Since Chisi was once again opposing the certification and sale of Chiadzwa diamonds, what popular constituency in Zimbabwe was he and his NGO representing this time? What exactly was the strategic interest linking land reclamation, the repelling an invasion of DRC, and the indigenous exploitation of Chiadzwa diamonds?
It is no coincidence that the same donors who are funding Zimbabwe’s constitution-making process today are the same ones which are funding the NGOs seeking to repeal Amendment Number 17 and to deny Zimbabwe the certification of its Chiadzwa diamonds under Kimberly Process while at the same time using go-betweens to buy those very same diamonds which they condemn as “bold diamonds” through the Press. The ACHPR has never taken any interest in exposing this diabolic role of the donors because it is also donor-funded. The OAU passed the resolution to write a human rights charter for Africa in Monrovia, Liberia, in 1979. The draft African Charter on Human and People's Rights was adopted in Kenya in 1981. At that time the African Charter was praised for appearing to elevate the popular collective interest of the African majority above individual and procedural rights or at least to elevate popular and collective rights to the same status as individual rights.
But three factors soon overturned that apparent uniqueness of the African Charter:
l The idea of popular collective rights remained on paper but it was abandoned in setting up procedures which made individual rights superior to collective rights and NGOs superior to governments and whole societies.
l The OAU (now the AU) did not have a budget for its commission when the enabling protocol was adopted and opened for signature in Burkina Faso in June 1998. This opened the commission to external inducement, manipulation and infiltration by Western donors.

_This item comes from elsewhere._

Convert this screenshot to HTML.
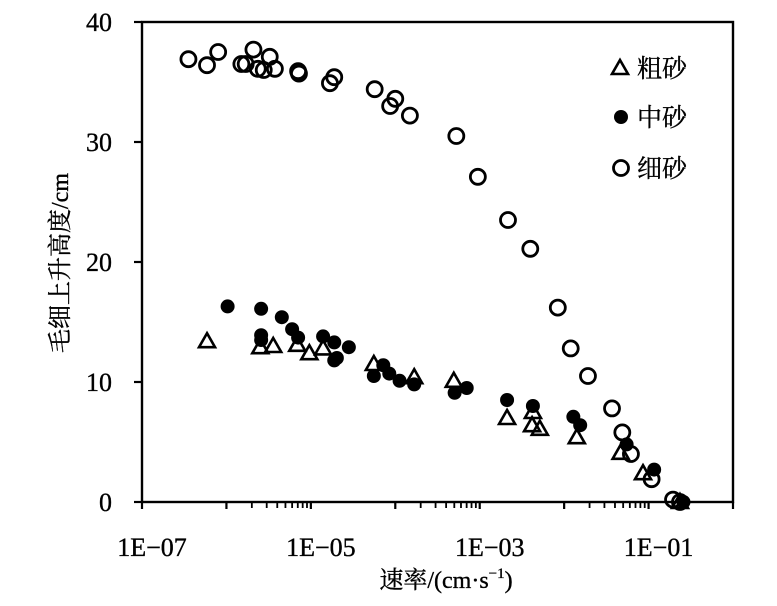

l The original intention of the OAU heads of state and government was to create a real African Charter and African Commission, but the content has become more and more Roman-Dutch and Anglo-American because of the initial entrenchment the legal traditions of the major powers and cultures that colonised Africa, the prior Euro-centric training of all the judges appointed to the commission, and the deliberate campaign by the same Western powers to make the European and the Inter-American Charters superior to the African Charter by using sponsorship to retrain most African lawyers and judges through various short courses, seminars and conferences.
A closer look at that system which has given us “activists” such as Sydney Chisi, Farai Muguwu and Jestina Mukoko reveals that foreign donors are free:
l To sponsor the super court or commission at the continental level of the AU;
l To train, retrain and sponsor the judges who sit in that super commission or court;
l To pay the lawyers who in each African country prepare, coach and defend the alleged victims of human rights abuses who will appeal at the right time to the same super commission or court sponsored by the same donor;
l To sponsor and pay for the coaching of the necessary witnesses who will write to the same sponsored super court or commission in support of the alleged victim who is also sponsored by the same donors;
l To sponsor, train, retrain and otherwise offer incentives to journalists who publicise the alleged victims’ case at home and abroad; and, finally,
l To sponsor and publicise the dubious international prizes and awards to be given periodically to the lawyers, journalists, complainants and others willing to participate in this grand corruption of Africa and African people. Younger readers may wonder about the reference to the clans of Tshombe. Tshombe was the disposable African stooge who together with Joseph Mobutu betrayed and deposed the first elected Prime Minister of Congo, Patrice Lumumba, and took part in his assassination. Tshombe pretended to set up a break-away Katanga Republic which divided Congo and its people and provided a cover for the Belgians to detach and retain the mineral-rich territory from the rest of the country. After the crime of overthrowing Lumumba's government, assassinating Lumumba and his ministers and covering up the roles of Europeans and North Americans in the crime, Tshombe received a letter from the King of Belgium which shows clearly why to this day the name Tshombe remains a Pan-African epithet against traitors. This is what the white king wrote to Tshombe on March 13 1961:
“Dear President,
I would like to tell you how moved I was . . . The whole of Belgium and I myself are particularly aware of the loyalty you have always shown my country (Belgium) and me. Rest assured that I very much appreciate the wisdom with which you have governed Katanga in extremely difficult and delicate circumstances . . . Please accept, my dear President, the expression of my highest esteem.”
However, the Belgians used Tshombe and his break-away regime only for the purpose of getting rid of Lumumba and his nationalist government.
Once that was achieved, they also got rid of Tshombe and his regime for lack of long-term viability and legitimacy in the eyes of Africa.
They and the US and UK preferred Joseph Mobutu, whom they installed through more violence and assassinations. The only way the Western powers could overthrow and kill Lumumba was by using both Tshombe and Mobutu and they could not install
Mobutu without first getting rid of Lumumba. Tshombe was only a tool, just as the ACHPR and its hordes of NGOs are also tools in a global war of ideas.